• **PROBLEM TO SOLVE**
Using the listing below, copy exactly the lines from the one containing "Clone this chart in matplotlib." to the one containing "fmt='o-', color=green, label='Mean')", both lines included, and no others.

----

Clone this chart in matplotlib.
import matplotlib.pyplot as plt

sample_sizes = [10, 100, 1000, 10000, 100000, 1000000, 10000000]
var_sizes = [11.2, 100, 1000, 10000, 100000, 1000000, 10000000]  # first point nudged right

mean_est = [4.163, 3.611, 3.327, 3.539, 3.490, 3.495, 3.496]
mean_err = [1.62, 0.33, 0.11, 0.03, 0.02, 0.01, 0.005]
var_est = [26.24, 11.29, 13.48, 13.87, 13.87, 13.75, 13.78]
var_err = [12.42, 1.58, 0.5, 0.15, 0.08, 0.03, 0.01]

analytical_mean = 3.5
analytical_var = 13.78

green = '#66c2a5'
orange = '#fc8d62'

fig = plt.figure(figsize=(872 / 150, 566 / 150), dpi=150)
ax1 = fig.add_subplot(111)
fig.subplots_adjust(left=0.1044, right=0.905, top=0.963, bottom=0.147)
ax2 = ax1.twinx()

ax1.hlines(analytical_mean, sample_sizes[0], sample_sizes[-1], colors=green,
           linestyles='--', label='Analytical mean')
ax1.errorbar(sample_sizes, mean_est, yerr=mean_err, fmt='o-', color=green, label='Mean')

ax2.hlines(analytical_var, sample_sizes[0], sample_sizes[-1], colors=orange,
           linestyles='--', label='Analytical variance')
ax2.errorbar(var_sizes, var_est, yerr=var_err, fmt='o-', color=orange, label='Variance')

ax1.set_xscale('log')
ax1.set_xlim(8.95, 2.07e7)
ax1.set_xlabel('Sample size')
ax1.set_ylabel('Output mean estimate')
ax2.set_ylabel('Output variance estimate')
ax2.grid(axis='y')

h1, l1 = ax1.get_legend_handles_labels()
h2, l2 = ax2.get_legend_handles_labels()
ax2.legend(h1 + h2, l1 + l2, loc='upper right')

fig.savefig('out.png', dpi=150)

----

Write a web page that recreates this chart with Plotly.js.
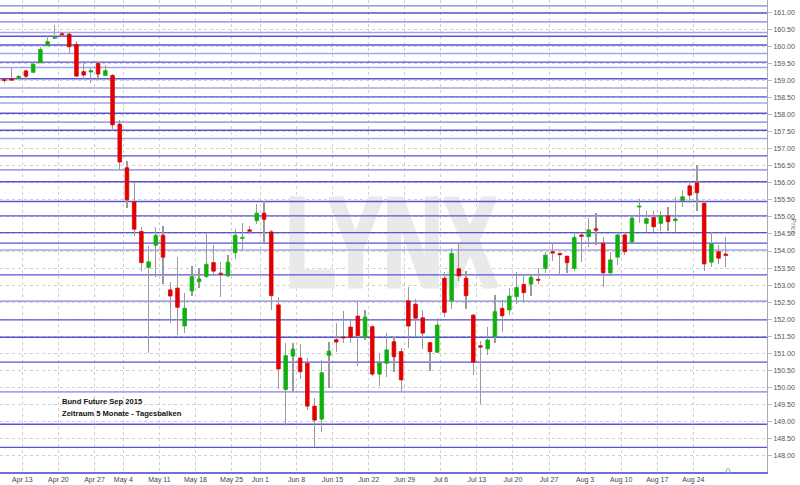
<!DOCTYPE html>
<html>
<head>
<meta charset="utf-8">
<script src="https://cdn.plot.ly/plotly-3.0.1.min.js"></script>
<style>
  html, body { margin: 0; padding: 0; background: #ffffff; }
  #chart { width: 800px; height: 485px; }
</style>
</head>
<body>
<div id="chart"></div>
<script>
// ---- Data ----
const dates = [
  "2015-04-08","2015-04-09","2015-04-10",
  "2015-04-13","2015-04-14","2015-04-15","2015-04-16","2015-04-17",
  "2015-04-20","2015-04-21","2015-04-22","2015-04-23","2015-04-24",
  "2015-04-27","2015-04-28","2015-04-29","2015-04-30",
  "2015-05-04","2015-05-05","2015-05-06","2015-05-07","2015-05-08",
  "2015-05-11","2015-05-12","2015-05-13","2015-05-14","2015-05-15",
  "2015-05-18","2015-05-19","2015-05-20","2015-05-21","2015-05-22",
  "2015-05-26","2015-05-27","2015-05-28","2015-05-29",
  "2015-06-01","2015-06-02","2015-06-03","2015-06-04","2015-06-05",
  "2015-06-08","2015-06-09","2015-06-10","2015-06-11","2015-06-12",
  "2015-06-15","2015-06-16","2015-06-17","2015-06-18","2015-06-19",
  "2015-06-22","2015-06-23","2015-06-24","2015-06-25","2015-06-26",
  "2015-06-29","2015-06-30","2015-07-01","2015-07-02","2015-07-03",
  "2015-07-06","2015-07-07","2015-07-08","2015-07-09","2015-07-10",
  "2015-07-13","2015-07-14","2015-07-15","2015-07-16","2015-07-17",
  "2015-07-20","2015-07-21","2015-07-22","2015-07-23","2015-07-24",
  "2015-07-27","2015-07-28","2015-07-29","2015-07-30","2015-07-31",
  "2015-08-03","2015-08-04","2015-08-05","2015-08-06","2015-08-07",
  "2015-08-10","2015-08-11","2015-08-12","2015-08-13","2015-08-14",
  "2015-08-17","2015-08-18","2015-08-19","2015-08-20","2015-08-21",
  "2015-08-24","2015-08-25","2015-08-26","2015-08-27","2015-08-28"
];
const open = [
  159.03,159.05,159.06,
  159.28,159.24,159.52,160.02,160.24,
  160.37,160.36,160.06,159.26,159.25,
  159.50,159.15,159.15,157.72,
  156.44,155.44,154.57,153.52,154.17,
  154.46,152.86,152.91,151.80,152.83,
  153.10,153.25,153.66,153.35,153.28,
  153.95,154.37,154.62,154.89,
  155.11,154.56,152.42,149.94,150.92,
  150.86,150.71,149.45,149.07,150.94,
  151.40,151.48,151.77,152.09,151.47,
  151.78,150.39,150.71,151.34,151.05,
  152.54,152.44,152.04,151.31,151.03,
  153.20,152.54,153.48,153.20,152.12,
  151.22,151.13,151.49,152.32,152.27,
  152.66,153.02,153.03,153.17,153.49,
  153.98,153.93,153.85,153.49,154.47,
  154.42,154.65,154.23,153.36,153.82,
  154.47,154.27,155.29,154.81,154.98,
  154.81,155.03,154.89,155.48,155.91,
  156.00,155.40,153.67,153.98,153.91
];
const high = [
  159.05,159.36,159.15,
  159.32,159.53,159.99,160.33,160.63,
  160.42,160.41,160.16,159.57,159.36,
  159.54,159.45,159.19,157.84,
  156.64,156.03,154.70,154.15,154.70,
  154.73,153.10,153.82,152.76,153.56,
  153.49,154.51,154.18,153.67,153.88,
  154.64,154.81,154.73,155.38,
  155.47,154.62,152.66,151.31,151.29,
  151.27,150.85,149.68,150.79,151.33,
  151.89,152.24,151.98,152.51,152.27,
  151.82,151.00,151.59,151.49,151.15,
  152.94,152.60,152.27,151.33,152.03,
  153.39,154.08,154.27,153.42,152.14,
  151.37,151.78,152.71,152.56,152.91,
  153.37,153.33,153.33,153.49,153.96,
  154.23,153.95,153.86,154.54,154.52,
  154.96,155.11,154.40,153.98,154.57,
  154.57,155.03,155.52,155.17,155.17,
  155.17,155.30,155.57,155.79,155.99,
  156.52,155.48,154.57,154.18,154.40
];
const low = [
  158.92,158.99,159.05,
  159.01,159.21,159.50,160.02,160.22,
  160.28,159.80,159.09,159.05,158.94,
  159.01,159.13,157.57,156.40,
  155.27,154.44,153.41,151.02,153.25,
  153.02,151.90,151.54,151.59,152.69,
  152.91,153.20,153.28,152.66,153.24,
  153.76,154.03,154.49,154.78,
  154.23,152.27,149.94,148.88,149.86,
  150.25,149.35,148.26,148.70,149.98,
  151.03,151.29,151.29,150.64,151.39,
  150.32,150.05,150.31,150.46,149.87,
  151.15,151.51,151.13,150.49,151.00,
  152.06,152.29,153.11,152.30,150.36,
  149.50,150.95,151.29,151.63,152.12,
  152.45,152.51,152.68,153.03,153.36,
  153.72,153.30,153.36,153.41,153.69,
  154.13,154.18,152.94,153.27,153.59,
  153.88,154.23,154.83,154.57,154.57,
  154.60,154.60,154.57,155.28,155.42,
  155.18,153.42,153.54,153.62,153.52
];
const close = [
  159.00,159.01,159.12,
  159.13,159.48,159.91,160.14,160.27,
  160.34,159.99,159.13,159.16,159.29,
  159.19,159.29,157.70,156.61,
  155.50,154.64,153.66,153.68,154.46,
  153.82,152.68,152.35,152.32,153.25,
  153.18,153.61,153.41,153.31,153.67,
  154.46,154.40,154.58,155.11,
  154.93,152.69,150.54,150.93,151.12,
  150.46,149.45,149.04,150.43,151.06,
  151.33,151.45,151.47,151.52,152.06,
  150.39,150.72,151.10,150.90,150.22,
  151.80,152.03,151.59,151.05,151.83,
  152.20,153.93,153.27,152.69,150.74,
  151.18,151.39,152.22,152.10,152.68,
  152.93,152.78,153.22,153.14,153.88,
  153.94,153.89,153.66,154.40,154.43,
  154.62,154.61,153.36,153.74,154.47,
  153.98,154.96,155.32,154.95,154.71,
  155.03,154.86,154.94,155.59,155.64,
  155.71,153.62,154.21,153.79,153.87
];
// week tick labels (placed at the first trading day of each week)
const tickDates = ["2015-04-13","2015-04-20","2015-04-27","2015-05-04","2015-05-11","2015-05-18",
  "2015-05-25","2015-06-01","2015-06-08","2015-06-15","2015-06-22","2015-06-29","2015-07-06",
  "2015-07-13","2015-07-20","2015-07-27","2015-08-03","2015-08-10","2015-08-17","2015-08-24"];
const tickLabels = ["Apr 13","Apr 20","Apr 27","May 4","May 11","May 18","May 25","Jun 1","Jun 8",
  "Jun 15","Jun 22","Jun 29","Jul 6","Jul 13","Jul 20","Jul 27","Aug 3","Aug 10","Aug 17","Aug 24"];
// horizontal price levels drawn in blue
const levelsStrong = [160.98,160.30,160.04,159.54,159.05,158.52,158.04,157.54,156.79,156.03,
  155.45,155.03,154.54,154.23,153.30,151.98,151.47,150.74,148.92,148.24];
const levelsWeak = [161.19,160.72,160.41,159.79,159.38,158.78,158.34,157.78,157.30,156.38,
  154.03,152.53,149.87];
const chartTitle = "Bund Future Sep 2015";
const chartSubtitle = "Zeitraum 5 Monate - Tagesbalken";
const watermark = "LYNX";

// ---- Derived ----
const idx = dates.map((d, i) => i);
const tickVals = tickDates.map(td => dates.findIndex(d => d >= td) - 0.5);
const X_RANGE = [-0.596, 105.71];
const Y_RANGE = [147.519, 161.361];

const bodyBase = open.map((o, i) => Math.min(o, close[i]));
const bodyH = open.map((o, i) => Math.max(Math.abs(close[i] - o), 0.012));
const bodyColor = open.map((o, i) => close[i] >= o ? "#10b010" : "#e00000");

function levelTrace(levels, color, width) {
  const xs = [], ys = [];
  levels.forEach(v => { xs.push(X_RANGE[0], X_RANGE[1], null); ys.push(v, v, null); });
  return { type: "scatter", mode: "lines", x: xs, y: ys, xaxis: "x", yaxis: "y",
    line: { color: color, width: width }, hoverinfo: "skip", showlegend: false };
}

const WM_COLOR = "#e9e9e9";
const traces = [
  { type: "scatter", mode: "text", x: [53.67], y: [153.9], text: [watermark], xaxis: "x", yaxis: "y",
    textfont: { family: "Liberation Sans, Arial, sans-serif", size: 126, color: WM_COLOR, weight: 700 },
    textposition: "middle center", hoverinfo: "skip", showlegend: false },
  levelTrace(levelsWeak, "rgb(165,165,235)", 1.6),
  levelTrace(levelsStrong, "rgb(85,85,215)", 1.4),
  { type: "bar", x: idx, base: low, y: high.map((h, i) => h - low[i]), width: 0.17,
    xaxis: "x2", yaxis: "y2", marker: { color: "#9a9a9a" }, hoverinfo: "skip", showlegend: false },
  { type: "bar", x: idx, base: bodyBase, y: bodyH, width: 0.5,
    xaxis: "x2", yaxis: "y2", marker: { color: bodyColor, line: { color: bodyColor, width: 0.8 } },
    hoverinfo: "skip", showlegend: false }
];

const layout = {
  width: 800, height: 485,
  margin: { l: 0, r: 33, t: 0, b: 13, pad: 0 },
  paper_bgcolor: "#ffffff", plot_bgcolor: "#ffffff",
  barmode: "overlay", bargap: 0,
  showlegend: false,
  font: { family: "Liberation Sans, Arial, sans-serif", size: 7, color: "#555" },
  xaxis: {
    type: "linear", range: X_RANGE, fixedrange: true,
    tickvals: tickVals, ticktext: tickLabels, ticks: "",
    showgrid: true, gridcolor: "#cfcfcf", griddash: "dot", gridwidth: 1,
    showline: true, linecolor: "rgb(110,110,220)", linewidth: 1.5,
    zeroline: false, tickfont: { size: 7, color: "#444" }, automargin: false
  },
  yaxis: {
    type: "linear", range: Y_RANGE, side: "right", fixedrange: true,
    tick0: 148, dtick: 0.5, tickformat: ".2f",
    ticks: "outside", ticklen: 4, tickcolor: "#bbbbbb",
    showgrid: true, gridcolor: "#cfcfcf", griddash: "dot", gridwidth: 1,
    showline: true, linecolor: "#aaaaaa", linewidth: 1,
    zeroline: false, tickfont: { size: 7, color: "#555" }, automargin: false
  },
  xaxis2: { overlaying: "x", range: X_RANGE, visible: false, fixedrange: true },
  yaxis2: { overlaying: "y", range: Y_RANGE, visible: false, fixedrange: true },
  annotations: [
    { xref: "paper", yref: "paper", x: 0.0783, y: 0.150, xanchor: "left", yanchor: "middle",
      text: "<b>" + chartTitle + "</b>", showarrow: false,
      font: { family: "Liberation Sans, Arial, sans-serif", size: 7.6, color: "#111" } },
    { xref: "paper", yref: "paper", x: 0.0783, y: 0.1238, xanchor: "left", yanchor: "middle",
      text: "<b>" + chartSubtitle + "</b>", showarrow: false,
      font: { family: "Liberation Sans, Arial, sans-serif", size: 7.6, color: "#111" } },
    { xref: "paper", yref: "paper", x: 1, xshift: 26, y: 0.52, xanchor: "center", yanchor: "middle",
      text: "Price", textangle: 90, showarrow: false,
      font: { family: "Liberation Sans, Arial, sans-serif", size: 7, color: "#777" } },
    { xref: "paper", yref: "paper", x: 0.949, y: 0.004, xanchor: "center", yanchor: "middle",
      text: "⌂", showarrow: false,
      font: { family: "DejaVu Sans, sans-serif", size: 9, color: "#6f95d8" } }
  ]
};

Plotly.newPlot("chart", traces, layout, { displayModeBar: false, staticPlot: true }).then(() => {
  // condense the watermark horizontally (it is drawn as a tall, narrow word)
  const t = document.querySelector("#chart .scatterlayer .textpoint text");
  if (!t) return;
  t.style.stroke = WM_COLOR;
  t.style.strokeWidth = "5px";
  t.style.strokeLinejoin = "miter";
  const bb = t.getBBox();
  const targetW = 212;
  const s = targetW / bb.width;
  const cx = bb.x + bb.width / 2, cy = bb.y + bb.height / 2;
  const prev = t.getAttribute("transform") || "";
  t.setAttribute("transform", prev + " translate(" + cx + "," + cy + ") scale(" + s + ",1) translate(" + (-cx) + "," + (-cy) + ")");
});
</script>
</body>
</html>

----

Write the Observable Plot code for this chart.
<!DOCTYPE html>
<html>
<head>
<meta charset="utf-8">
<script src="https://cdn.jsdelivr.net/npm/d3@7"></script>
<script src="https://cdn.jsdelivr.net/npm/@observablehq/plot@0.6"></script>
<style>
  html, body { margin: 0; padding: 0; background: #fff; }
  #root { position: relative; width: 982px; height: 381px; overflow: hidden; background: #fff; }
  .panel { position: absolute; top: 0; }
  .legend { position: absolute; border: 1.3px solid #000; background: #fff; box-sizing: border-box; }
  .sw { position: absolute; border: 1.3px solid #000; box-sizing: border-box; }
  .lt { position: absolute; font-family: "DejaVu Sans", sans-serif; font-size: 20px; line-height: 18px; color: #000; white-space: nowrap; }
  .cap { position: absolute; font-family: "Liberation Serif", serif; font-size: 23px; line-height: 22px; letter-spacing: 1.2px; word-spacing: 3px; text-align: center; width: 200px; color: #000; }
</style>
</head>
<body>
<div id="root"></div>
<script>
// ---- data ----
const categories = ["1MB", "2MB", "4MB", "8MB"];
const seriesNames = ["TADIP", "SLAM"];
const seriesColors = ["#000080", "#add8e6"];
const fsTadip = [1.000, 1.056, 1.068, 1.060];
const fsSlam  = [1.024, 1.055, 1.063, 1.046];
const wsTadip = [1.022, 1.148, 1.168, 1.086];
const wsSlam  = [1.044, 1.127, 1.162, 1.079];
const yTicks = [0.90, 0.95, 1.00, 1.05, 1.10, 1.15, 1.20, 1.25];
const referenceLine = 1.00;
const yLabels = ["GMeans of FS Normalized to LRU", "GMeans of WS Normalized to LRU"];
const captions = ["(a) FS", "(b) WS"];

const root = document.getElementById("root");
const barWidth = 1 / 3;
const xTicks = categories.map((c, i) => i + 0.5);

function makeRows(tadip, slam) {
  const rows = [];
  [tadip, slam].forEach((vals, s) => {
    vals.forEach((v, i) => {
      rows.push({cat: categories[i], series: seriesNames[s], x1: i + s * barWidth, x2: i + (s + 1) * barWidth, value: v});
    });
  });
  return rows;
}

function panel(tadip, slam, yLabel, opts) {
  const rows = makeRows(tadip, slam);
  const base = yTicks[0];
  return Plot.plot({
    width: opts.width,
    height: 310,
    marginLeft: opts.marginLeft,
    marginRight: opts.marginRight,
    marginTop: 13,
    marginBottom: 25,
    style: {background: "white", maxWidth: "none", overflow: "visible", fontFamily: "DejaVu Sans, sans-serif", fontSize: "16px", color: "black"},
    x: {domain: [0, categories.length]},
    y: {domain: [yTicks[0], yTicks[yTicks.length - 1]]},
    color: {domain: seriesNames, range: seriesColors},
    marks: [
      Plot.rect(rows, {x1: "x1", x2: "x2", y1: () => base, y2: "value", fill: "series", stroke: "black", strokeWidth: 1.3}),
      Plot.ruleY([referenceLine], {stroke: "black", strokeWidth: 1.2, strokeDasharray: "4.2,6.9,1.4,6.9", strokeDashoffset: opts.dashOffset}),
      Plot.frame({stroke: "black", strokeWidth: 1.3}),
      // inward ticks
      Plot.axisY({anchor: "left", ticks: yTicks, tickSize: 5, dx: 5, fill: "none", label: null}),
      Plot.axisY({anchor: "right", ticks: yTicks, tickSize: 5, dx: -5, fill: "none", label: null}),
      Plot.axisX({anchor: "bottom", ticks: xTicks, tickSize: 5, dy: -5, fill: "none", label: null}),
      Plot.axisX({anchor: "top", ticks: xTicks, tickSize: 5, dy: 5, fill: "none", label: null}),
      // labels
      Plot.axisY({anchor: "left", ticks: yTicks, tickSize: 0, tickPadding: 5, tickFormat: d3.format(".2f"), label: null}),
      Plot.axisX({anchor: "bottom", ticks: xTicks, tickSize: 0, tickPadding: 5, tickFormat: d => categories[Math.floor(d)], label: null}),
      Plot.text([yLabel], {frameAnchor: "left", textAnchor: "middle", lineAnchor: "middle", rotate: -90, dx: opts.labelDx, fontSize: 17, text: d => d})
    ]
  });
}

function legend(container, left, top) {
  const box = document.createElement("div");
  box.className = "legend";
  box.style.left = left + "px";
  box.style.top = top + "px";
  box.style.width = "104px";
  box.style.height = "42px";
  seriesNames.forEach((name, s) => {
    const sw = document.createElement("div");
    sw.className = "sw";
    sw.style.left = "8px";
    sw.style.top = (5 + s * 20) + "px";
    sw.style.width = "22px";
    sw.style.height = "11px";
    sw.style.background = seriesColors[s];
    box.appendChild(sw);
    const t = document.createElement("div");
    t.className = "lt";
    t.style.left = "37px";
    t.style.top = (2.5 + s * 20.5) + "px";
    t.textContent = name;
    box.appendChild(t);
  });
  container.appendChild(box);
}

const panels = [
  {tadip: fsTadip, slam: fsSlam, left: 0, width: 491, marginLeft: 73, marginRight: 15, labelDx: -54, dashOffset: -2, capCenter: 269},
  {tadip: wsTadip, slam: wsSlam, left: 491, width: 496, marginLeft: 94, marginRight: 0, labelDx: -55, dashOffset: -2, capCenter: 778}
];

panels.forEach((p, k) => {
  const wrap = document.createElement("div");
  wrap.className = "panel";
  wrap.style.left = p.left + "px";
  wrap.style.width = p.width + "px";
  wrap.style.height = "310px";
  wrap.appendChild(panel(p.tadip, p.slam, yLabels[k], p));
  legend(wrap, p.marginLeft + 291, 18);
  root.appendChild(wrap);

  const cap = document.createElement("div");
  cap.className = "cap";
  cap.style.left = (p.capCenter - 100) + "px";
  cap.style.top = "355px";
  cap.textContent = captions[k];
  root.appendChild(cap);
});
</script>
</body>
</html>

----

• **THE ANSWER**
Clone this chart in matplotlib.
import matplotlib.pyplot as plt

sample_sizes = [10, 100, 1000, 10000, 100000, 1000000, 10000000]
var_sizes = [11.2, 100, 1000, 10000, 100000, 1000000, 10000000]  # first point nudged right

mean_est = [4.163, 3.611, 3.327, 3.539, 3.490, 3.495, 3.496]
mean_err = [1.62, 0.33, 0.11, 0.03, 0.02, 0.01, 0.005]
var_est = [26.24, 11.29, 13.48, 13.87, 13.87, 13.75, 13.78]
var_err = [12.42, 1.58, 0.5, 0.15, 0.08, 0.03, 0.01]

analytical_mean = 3.5
analytical_var = 13.78

green = '#66c2a5'
orange = '#fc8d62'

fig = plt.figure(figsize=(872 / 150, 566 / 150), dpi=150)
ax1 = fig.add_subplot(111)
fig.subplots_adjust(left=0.1044, right=0.905, top=0.963, bottom=0.147)
ax2 = ax1.twinx()

ax1.hlines(analytical_mean, sample_sizes[0], sample_sizes[-1], colors=green,
           linestyles='--', label='Analytical mean')
ax1.errorbar(sample_sizes, mean_est, yerr=mean_err, fmt='o-', color=green, label='Mean')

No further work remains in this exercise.